A train en route to Glasgow has been left stranded at Carlisle station overnight, with passengers having to sleep onboard.

The UK economy could be dented by as much as £3bn by damage from Storms Eva, Desmond and Frank.

Economic losses from the storms Desmond and Eva will be between £1.6bn and £2.3bn, while insured losses will hit £900m-£1.2bn.

waterfall appeared at Malham Cove for a short time due to heavy rainfall. This had not previously happened in living memory.

According to Great Outdoors Magazine, the full extent of the environmental impact of Storm Desmond is yet to be assessed, but it is likely that footpaths and walls have been washed away, ground severely eroded, vegetation destroyed and water quality affected. Large amounts of the fragile upland soils have been washed into the swollen streams, rivers and lakes and will have an impact on water quality and aquatic wildlife.

Millions of tons of sediment was transported by the river and deposited on floodplains and in settlements in the areas affected.

Thousands of trees which once lined rivers in the area affected were ripped from river banks.

Landslides occurred in many places as the result of heavy rainfall and the land becoming saturated.

Kinder Downfall waterfall in the Peak District is put in reverse by strong winds from Storm Desmond

A significant landslide occurred in along the Glenn Riding beck in the Lake District

Human response

More than 100 flood warnings and more than 70 flood alerts were in place in northern England on Saturday night, with more than 90 flood warnings and alerts in Scotland.

The Government mobilised a full national emergency response”. This included 200 military personnel and supporting assets (including a Chinook helicopter); 50 high-volume pumps; and the Environment Agency moving people, temporary defences and pumps to the north-west.

Several teams of Royal Engineers were deployed to help in the emergency response and recovery after the floods in Cumbria and Lancashire. Reconnaissance teams from 21 and 32 Regiment of 170 Engineer Group at Chilwell conducted technical assessments on at-risk and damaged bridges. More engineers were on standby.

Around 90 troops from 2nd Battalion Duke of Lancaster’s Regiment provided assistance and took supplies to remote areas such as Patterdale and Glenridding. Around 350 personnel were available to rotate as required.

£400,000 was donated within 48 hours by the public  after a £1m appeal was launched to help people affected by flooding caused by Storm Desmond.

Following the floods the Government announced a £50m repair and renew scheme for Cumbria and Lancashire after the floods, promising businesses and homeowners they will quickly receive the help they need. The scheme was administered by local authorities.

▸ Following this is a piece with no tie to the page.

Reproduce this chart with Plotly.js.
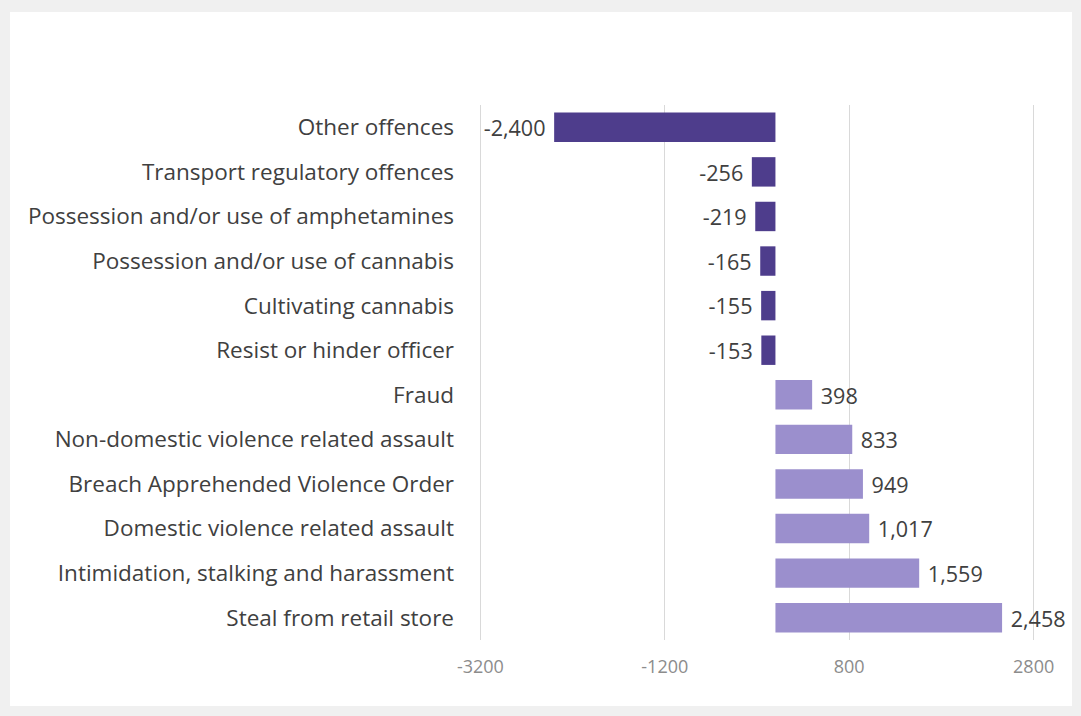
<!DOCTYPE html>
<html>
<head>
<meta charset="utf-8">
<script src="https://cdn.plot.ly/plotly-3.0.1.min.js"></script>
<style>
  body { margin: 0; background: #f0f0f0; }
  #chart { position: absolute; left: 10px; top: 12px; width: 1062px; height: 694px; background: #fff; }
</style>
</head>
<body>
<div id="chart"></div>
<script>
// Change in number of offences, top to bottom as shown
const categories = [
  'Other offences',
  'Transport regulatory offences',
  'Possession and/or use of amphetamines',
  'Possession and/or use of cannabis',
  'Cultivating cannabis',
  'Resist or hinder officer',
  'Fraud',
  'Non-domestic violence related assault',
  'Breach Apprehended Violence Order',
  'Domestic violence related assault',
  'Intimidation, stalking and harassment',
  'Steal from retail store'
];
const changes = [-2400, -256, -219, -165, -155, -153, 398, 833, 949, 1017, 1559, 2458];
const tickVals = [-3200, -1200, 800, 2800];

const COLORS = {
  decrease: '#4e3d8c',
  increase: '#9b8fcd',
  label: '#404040',
  tick: '#8c8c8c',
  grid: '#d9d9d9'
};

const trace = {
  type: 'bar',
  orientation: 'h',
  y: categories,
  x: changes,
  width: 0.66,
  marker: { color: changes.map(v => v < 0 ? COLORS.decrease : COLORS.increase) },
  text: changes.map(v => ' ' + v.toLocaleString('en-US') + ' '),
  textposition: 'outside',
  cliponaxis: false,
  textfont: { family: 'Open Sans, sans-serif', size: 22, color: COLORS.label },
  hoverinfo: 'x+y'
};

const layout = {
  width: 1062,
  height: 694,
  margin: { l: 469, r: 37, t: 93, b: 66 },
  paper_bgcolor: '#fff',
  plot_bgcolor: '#fff',
  showlegend: false,
  bargap: 0.34,
  xaxis: {
    range: [-3215, 2815],
    tickvals: tickVals,
    ticktext: tickVals.map(String),
    showgrid: true,
    gridcolor: COLORS.grid,
    zeroline: false,
    showline: false,
    ticklabelstandoff: 14,
    tickfont: { family: 'Open Sans, sans-serif', size: 18, color: COLORS.tick }
  },
  yaxis: {
    autorange: 'reversed',
    showgrid: false,
    zeroline: false,
    ticks: '',
    ticklabelstandoff: 24,
    tickfont: { family: 'Open Sans, sans-serif', size: 22.5, color: COLORS.label }
  },
  font: { family: 'Open Sans, sans-serif' }
};

Plotly.newPlot('chart', [trace], layout, { displayModeBar: false });
</script>
</body>
</html>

The Cumbria Flood Recovery Fund 2015, launched by the Cumbria Community Foundation, aims to contribute to clean-up costs, emergency repairs, clothing, food and drink, heating and heating equipment, childcare equipment and basic furniture for individuals and families who already struggle financially.

The government’s Cobra committee announced the 5,000 households and businesses affected would be given council tax and business rate relief.

The government launched the Bellwin scheme to fully reimburse councils for the costs of dealing with flooding, and ministers reviewed all flood defence plans.

Meanwhile, the Prince’s Countryside Fund announced it is releasing £40,000 from its Emergency Fund, to help rural communities, farmers and businesses in the north of England and Scotland recover from flood damage.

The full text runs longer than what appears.